-- Data for this exercise --
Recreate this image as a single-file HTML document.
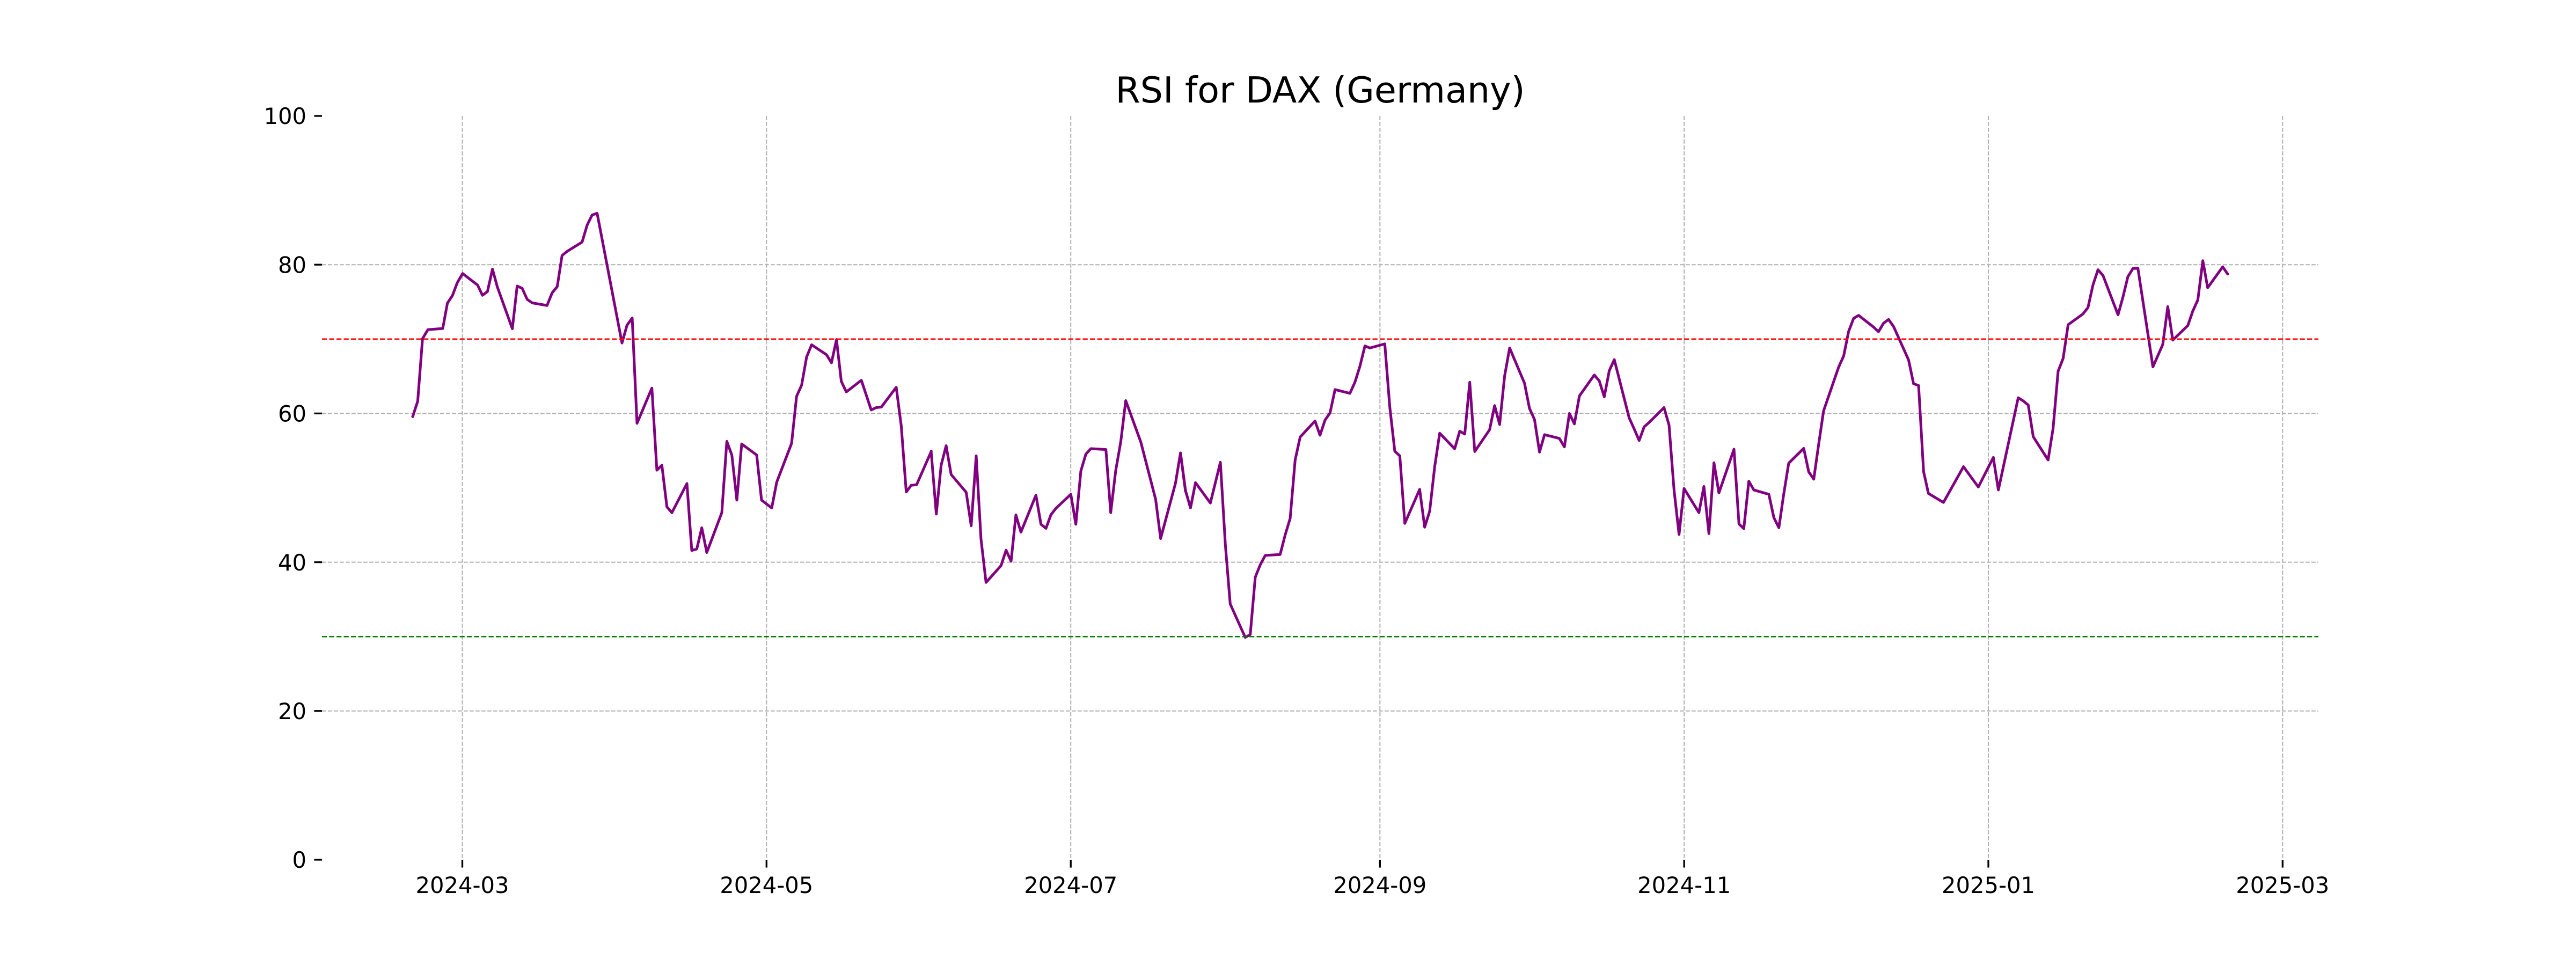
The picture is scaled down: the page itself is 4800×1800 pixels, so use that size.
<!DOCTYPE html>
<html>
<head>
<meta charset="utf-8">
<style>
html,body{margin:0;padding:0;background:#ffffff;}
svg{display:block;}
</style>
</head>
<body>
<svg xmlns="http://www.w3.org/2000/svg" width="4800" height="1800" viewBox="0 0 4800 1800" font-family="'DejaVu Sans', 'Liberation Sans', sans-serif">
<rect x="0" y="0" width="4800" height="1800" fill="#ffffff"/>

<!-- vertical grid -->
<g stroke="#b0b0b0" stroke-width="2" stroke-dasharray="7.7 3.3" fill="none">
<line x1="861.5" y1="216" x2="861.5" y2="1602"/>
<line x1="1428.3" y1="216" x2="1428.3" y2="1602"/>
<line x1="1995.2" y1="216" x2="1995.2" y2="1602"/>
<line x1="2571.3" y1="216" x2="2571.3" y2="1602"/>
<line x1="3138.2" y1="216" x2="3138.2" y2="1602"/>
<line x1="3705" y1="216" x2="3705" y2="1602"/>
<line x1="4253.3" y1="216" x2="4253.3" y2="1602"/>
</g>
<!-- horizontal grid -->
<g stroke="#b0b0b0" stroke-width="2" stroke-dasharray="7.7 3.3" fill="none">
<line x1="600" y1="493.2" x2="4320" y2="493.2"/>
<line x1="600" y1="770.4" x2="4320" y2="770.4"/>
<line x1="600" y1="1047.6" x2="4320" y2="1047.6"/>
<line x1="600" y1="1324.8" x2="4320" y2="1324.8"/>
</g>

<!-- RSI line -->
<g fill="none" stroke="#800080" stroke-linejoin="round" stroke-linecap="round">
<g transform="translate(750 360) scale(0.333333 0.542092)">
<polyline vector-effect="non-scaling-stroke" stroke-width="5" points="57,768 85,715 112,500 142,469 225,465 251,378 279,352 306,308 336,276 420,316 447,351 475,338 503,261 530,322 614,466 641,319 669,327 697,365 725,377 808,386 836,343 865,321 892,214 920,200 1004,168 1032,110 1060,75 1088,69 1227,515 1255,454 1284,429 1311,791 1394,670 1422,952 1450,935 1478,1078 1506,1098"/>
</g>
<g transform="translate(1230 360) scale(0.333333 0.542092)">
<polyline vector-effect="non-scaling-stroke" stroke-width="5" points="38,1078 66,1098 150,998 177,1228 205,1223 233,1150 261,1235 345,1098 373,853 401,900 429,1055 456,862 540,900 567,1055 624,1082 652,993 735,860 763,698 791,660 819,563 847,521 930,555 958,583 986,503 1013,647 1041,683 1125,643 1180,745 1208,737 1237,735 1320,667 1348,800 1376,1027 1404,1004 1434,1002 1516,887"/>
</g>
<g transform="translate(1710 360) scale(0.333333 0.542092)">
<polyline vector-effect="non-scaling-stroke" stroke-width="5" points="75,887 104,1103 131,935 159,868 187,967 271,1028 299,1143 327,903 354,1190 382,1338 466,1280 494,1227 522,1265 549,1106 577,1165 661,1038 689,1138 717,1152 745,1105 773,1083 856,1035 884,1138 912,955 940,897 968,878 1052,881 1079,1098 1107,953 1135,855 1163,713 1247,855 1330,1052 1358,1187 1441,997 1469,893 1497,1025"/>
</g>
<g transform="translate(2190 360) scale(0.333333 0.542092)">
<polyline vector-effect="non-scaling-stroke" stroke-width="5" points="29,893 57,1022 85,1082 113,995 196,1065 252,925 280,1210 307,1412 391,1527 419,1517 447,1320 475,1277 503,1245 586,1242 614,1175 642,1118 670,917 698,838 781,783 809,832 837,780 865,755 893,675 976,688 1004,650 1032,595 1060,525 1088,532 1171,518 1199,735 1227,887 1255,903 1283,1135 1366,1018 1394,1148 1422,1093 1450,940 1478,825 1561,878"/>
</g>
<g transform="translate(2690 360) scale(0.333333 0.542092)">
<polyline vector-effect="non-scaling-stroke" stroke-width="5" points="62,878 90,818 118,828 146,650 174,888 257,813 285,730 313,795 341,628 369,532 452,653 480,740 508,778 536,890 564,830 647,843 675,872 703,757 731,793 759,697 842,625 870,645 898,700 926,610 954,572 1037,772 1065,810 1093,850 1121,803 1149,788 1232,737 1260,797 1288,1020 1316,1173 1344,1015 1427,1098 1455,1008 1483,1170 1511,927 1539,1030"/>
</g>
<g transform="translate(3190 360) scale(0.333333 0.542092)">
<polyline vector-effect="non-scaling-stroke" stroke-width="5" points="11,927 39,1030 123,880 151,1137 178,1153 206,990 234,1020 318,1035 346,1115 374,1150 401,1035 429,928 513,877 541,958 569,983 596,865 624,748 708,598 736,560 764,475 792,430 820,420 903,460 931,476 959,447 987,434 1015,458 1099,573 1127,655 1155,661 1183,957 1210,1032 1294,1063 1406,940 1489,1010 1573,908"/>
</g>
<g transform="translate(3690 360) scale(0.333333 0.542092)">
<polyline vector-effect="non-scaling-stroke" stroke-width="5" points="73,910 101,1020 184,783 212,703 240,714 268,728 296,837 379,917 407,808 435,612 463,568 491,452 574,415 602,393 630,315 658,263 686,283 770,418 797,358 825,287 853,259 881,258 965,597 1020,520 1048,390 1076,505 1160,455 1188,405 1216,367 1244,232 1271,325 1355,253 1383,278"/>
</g>
</g>

<!-- overbought / oversold lines -->
<line x1="600" y1="631.8" x2="4320" y2="631.8" stroke="#ff0000" stroke-width="2.5" stroke-dasharray="9.3 4.2"/>
<line x1="600" y1="1186.2" x2="4320" y2="1186.2" stroke="#008000" stroke-width="2.5" stroke-dasharray="9.3 4.2"/>

<!-- y ticks -->
<g stroke="#000000" stroke-width="3.3">
<line x1="585.4" y1="216" x2="600" y2="216"/>
<line x1="585.4" y1="493.2" x2="600" y2="493.2"/>
<line x1="585.4" y1="770.4" x2="600" y2="770.4"/>
<line x1="585.4" y1="1047.6" x2="600" y2="1047.6"/>
<line x1="585.4" y1="1324.8" x2="600" y2="1324.8"/>
<line x1="585.4" y1="1602" x2="600" y2="1602"/>
</g>
<!-- x ticks -->
<g stroke="#000000" stroke-width="3.3">
<line x1="861.5" y1="1602" x2="861.5" y2="1616.6"/>
<line x1="1428.3" y1="1602" x2="1428.3" y2="1616.6"/>
<line x1="1995.2" y1="1602" x2="1995.2" y2="1616.6"/>
<line x1="2571.3" y1="1602" x2="2571.3" y2="1616.6"/>
<line x1="3138.2" y1="1602" x2="3138.2" y2="1616.6"/>
<line x1="3705" y1="1602" x2="3705" y2="1616.6"/>
<line x1="4253.3" y1="1602" x2="4253.3" y2="1616.6"/>
</g>

<!-- y tick labels -->
<g font-size="41.67" fill="#000000" text-anchor="end">
<text x="571" y="231.2">100</text>
<text x="571" y="508.4">80</text>
<text x="571" y="785.6">60</text>
<text x="571" y="1062.8">40</text>
<text x="571" y="1340">20</text>
<text x="571" y="1617.2">0</text>
</g>

<!-- x tick labels -->
<g font-size="41.67" fill="#000000" text-anchor="middle">
<text x="861.5" y="1664">2024-03</text>
<text x="1428.3" y="1664">2024-05</text>
<text x="1995.2" y="1664">2024-07</text>
<text x="2571.3" y="1664">2024-09</text>
<text x="3138.2" y="1664">2024-11</text>
<text x="3705" y="1664">2025-01</text>
<text x="4253.3" y="1664">2025-03</text>
</g>

<!-- title -->
<text x="2460" y="191" font-size="66.67" text-anchor="middle" fill="#000000">RSI for DAX (Germany)</text>
</svg>
</body>
</html>
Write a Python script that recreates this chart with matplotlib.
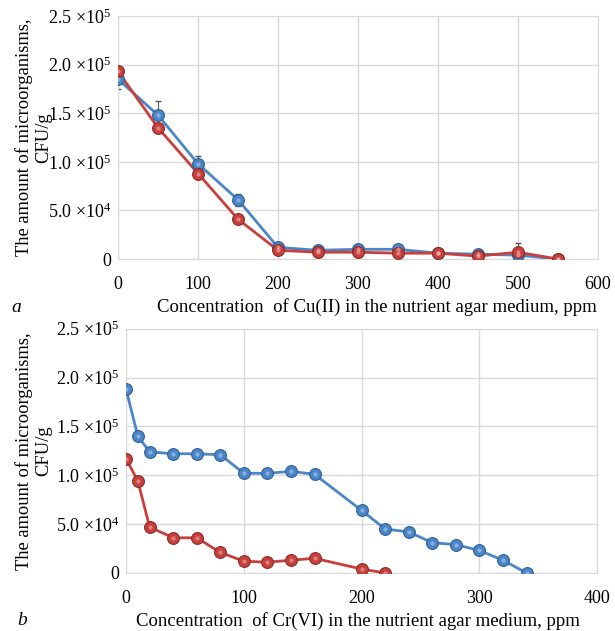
import matplotlib.pyplot as plt
import numpy as np

plt.rcParams['font.family'] = ['Liberation Serif', 'DejaVu Serif']
plt.rcParams['mathtext.fontset'] = 'custom'
plt.rcParams['mathtext.rm'] = 'Liberation Serif'
plt.rcParams['mathtext.it'] = 'Liberation Serif:italic'

# panel a: Cu(II)
cu_x = [0, 50, 100, 150, 200, 250, 300, 350, 400, 450, 500, 550]
cu_blue = [1.85e5, 1.48e5, 0.98e5, 0.61e5, 1.2e4, 0.9e4, 1.0e4, 1.0e4, 0.6e4, 0.5e4, 0.4e4, 0]
cu_blue_err = [0.1e5, 0.15e5, 0.08e5, 0.06e5, 0, 0, 0, 0, 0, 0, 1.2e4, 0]
cu_red = [1.93e5, 1.35e5, 0.88e5, 0.41e5, 0.9e4, 0.7e4, 0.7e4, 0.6e4, 0.6e4, 0.3e4, 0.7e4, 0]

# panel b: Cr(VI)
cr_blue_x = [0, 10, 20, 40, 60, 80, 100, 120, 140, 160, 200, 220, 240, 260, 280, 300, 320, 340]
cr_blue = [1.88e5, 1.40e5, 1.24e5, 1.22e5, 1.22e5, 1.21e5, 1.02e5, 1.02e5, 1.04e5, 1.01e5,
           0.64e5, 0.45e5, 0.42e5, 0.31e5, 0.29e5, 0.23e5, 0.13e5, 0]
cr_red_x = [0, 10, 20, 40, 60, 80, 100, 120, 140, 160, 200, 220]
cr_red = [1.17e5, 0.94e5, 0.47e5, 0.36e5, 0.36e5, 0.21e5, 0.12e5, 0.11e5, 0.13e5, 0.15e5, 0.04e5, 0]

ytick_vals = [0, 5e4, 1e5, 1.5e5, 2e5, 2.5e5]
ytick_labels = ['0', '5.0 ×10$^{4}$', '1.0 ×10$^{5}$', '1.5 ×10$^{5}$', '2.0 ×10$^{5}$', '2.5 ×10$^{5}$']

BLUE = '#4a86c8'
BLUE_EDGE = '#2f5f96'
RED = '#c8403c'
RED_EDGE = '#8c2a27'
GRID = '#d9d9d9'


def series(ax, x, y, c, ec):
    ax.plot(x, y, color=c, lw=2, zorder=3)
    ax.plot(x, y, 'o', ms=8.5, mfc=c, mec=ec, mew=0.8, zorder=4)
    # small highlight to mimic the shaded spheres
    ax.plot(x, y, 'o', ms=3, mfc='white', mec='none', alpha=0.35, zorder=5)


def style(ax, xmax, xstep):
    ax.set_xlim(0, xmax)
    ax.set_ylim(0, 2.5e5)
    ax.set_xticks(np.arange(0, xmax + 1, xstep))
    ax.set_yticks(ytick_vals)
    ax.set_yticklabels(ytick_labels)
    ax.grid(True, color=GRID, lw=1)
    ax.set_axisbelow(True)
    for s in ax.spines.values():
        s.set_color(GRID)
    ax.tick_params(length=0, labelsize=13)
    ax.tick_params(axis='x', pad=12)
    ax.tick_params(axis='y', pad=5)
    ax.set_ylabel('The amount of microorganisms,\nCFU/g', fontsize=13.3, linespacing=1.15)


fig = plt.figure(figsize=(6.15, 6.31), dpi=100)

ax1 = fig.add_axes([0.192, 0.5895, 0.78, 0.385])
ax1.errorbar(cu_x, cu_blue, yerr=cu_blue_err, fmt='none', ecolor='#555555', elinewidth=0.8,
             capsize=2.5, zorder=2)
series(ax1, cu_x, cu_blue, BLUE, BLUE_EDGE)
series(ax1, cu_x, cu_red, RED, RED_EDGE)
style(ax1, 600, 100)
ax1.yaxis.set_label_coords(-0.1375, 0.5)
ax1.set_xlabel('Concentration  of Cu(II) in the nutrient agar medium, ppm', fontsize=13.5, labelpad=3)
ax1.xaxis.set_label_coords(0.539, -0.16)
fig.text(0.027, 0.513, 'a', fontsize=14, style='italic', ha='center', va='center')

ax2 = fig.add_axes([0.205, 0.092, 0.766, 0.387])
series(ax2, cr_blue_x, cr_blue, BLUE, BLUE_EDGE)
series(ax2, cr_red_x, cr_red, RED, RED_EDGE)
style(ax2, 400, 100)
ax2.yaxis.set_label_coords(-0.157, 0.5)
ax2.set_xlabel('Concentration  of Cr(VI) in the nutrient agar medium, ppm', fontsize=13.5, labelpad=3)
ax2.xaxis.set_label_coords(0.4915, -0.16)
fig.text(0.036, 0.016, 'b', fontsize=14, style='italic', ha='center', va='center')

fig.savefig('out.png', dpi=100)
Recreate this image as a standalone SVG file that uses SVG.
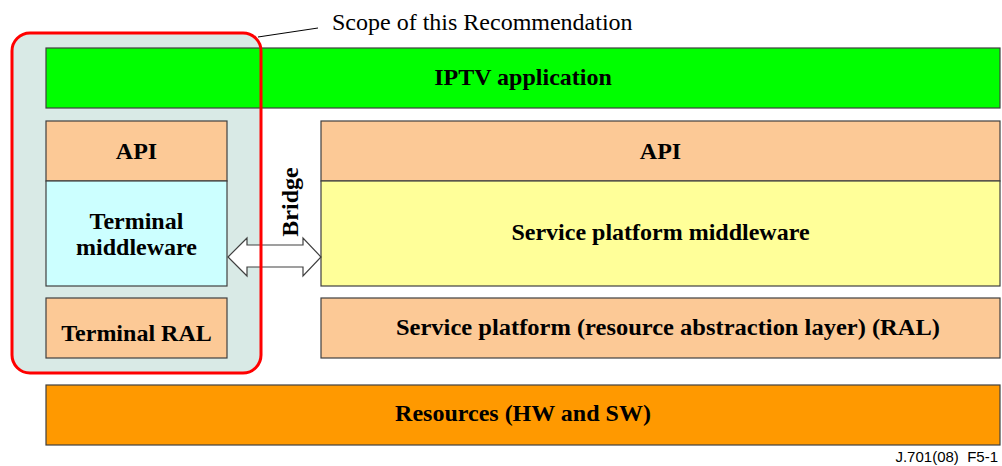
<svg xmlns="http://www.w3.org/2000/svg" width="1002" height="466" viewBox="0 0 1002 466">
  <style>
    .box { stroke: #404040; stroke-width: 1.2; }
    .lbl { font-family: "Liberation Serif", "Times New Roman", serif; font-weight: bold; font-size: 24px; fill: #000; text-anchor: middle; }
    .note { font-family: "Liberation Serif", "Times New Roman", serif; font-size: 24px; fill: #000; }
    .tag { font-family: "Liberation Sans", Arial, sans-serif; font-size: 15px; fill: #000; text-anchor: end; }
  </style>
  <rect width="1002" height="466" fill="#fff"/>

  <!-- scope area background -->
  <g id="scope-bg">
    <rect x="12" y="33" width="249" height="340" rx="18" ry="18" fill="#d9eae6"/>
  </g>

  <g id="iptv-app">
    <rect class="box" x="46" y="48" width="954" height="60" fill="#00ff00"/>
    <text class="lbl" x="523" y="85">IPTV application</text>
  </g>

  <g id="terminal-api">
    <rect class="box" x="46" y="121" width="181" height="60" fill="#fcc996"/>
    <text class="lbl" x="136.5" y="159">API</text>
  </g>

  <g id="terminal-middleware">
    <rect class="box" x="46" y="181" width="181" height="105" fill="#ccffff"/>
    <text class="lbl" x="136.5" y="229">Terminal</text>
    <text class="lbl" x="136.5" y="255">middleware</text>
  </g>

  <g id="terminal-ral">
    <rect class="box" x="46" y="298" width="181" height="60" fill="#fcc996"/>
    <text class="lbl" x="136.5" y="341">Terminal RAL</text>
  </g>

  <g id="sp-api">
    <rect class="box" x="321" y="121" width="679" height="60" fill="#fcc996"/>
    <text class="lbl" x="660.5" y="159">API</text>
  </g>

  <g id="sp-middleware">
    <rect class="box" x="321" y="181" width="679" height="105" fill="#ffff99"/>
    <text class="lbl" x="660.5" y="240">Service platform middleware</text>
  </g>

  <g id="sp-ral">
    <rect class="box" x="321" y="298" width="679" height="60" fill="#fcc996"/>
    <text class="lbl" x="668" y="335" textLength="544" lengthAdjust="spacingAndGlyphs">Service platform (resource abstraction layer) (RAL)</text>
  </g>

  <g id="resources">
    <rect class="box" x="46" y="385" width="954" height="60" fill="#ff9900"/>
    <text class="lbl" x="523" y="421">Resources (HW and SW)</text>
  </g>

  <!-- connectors -->
  <g id="connectors">
    <!-- bridge double arrow -->
    <path d="M228,257 L247,238 L247,245 L303,245 L303,238 L321,257 L303,276 L303,267 L247,267 L247,276 Z" fill="#fff" stroke="#404040" stroke-width="1.2"/>
    <text class="lbl" transform="translate(298,202) rotate(-90)">Bridge</text>
    <!-- scope callout leader -->
    <line x1="258" y1="37" x2="318" y2="28" stroke="#000" stroke-width="1"/>
  </g>

  <!-- scope outline drawn over the boxes -->
  <g id="scope">
    <rect x="12" y="33" width="249" height="340" rx="18" ry="18" fill="none" stroke="#ff0000" stroke-width="3"/>
    <text class="note" x="332" y="30">Scope of this Recommendation</text>
  </g>

  <g id="figure-tag">
    <text class="tag" x="998" y="462" xml:space="preserve">J.701(08)  F5-1</text>
  </g>
</svg>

-- Given request --
Gather each line from the listing above that holds "matplotlib".

-- Exercise solution --
Write a Python script that recreates this chart with matplotlib.
import matplotlib.pyplot as plt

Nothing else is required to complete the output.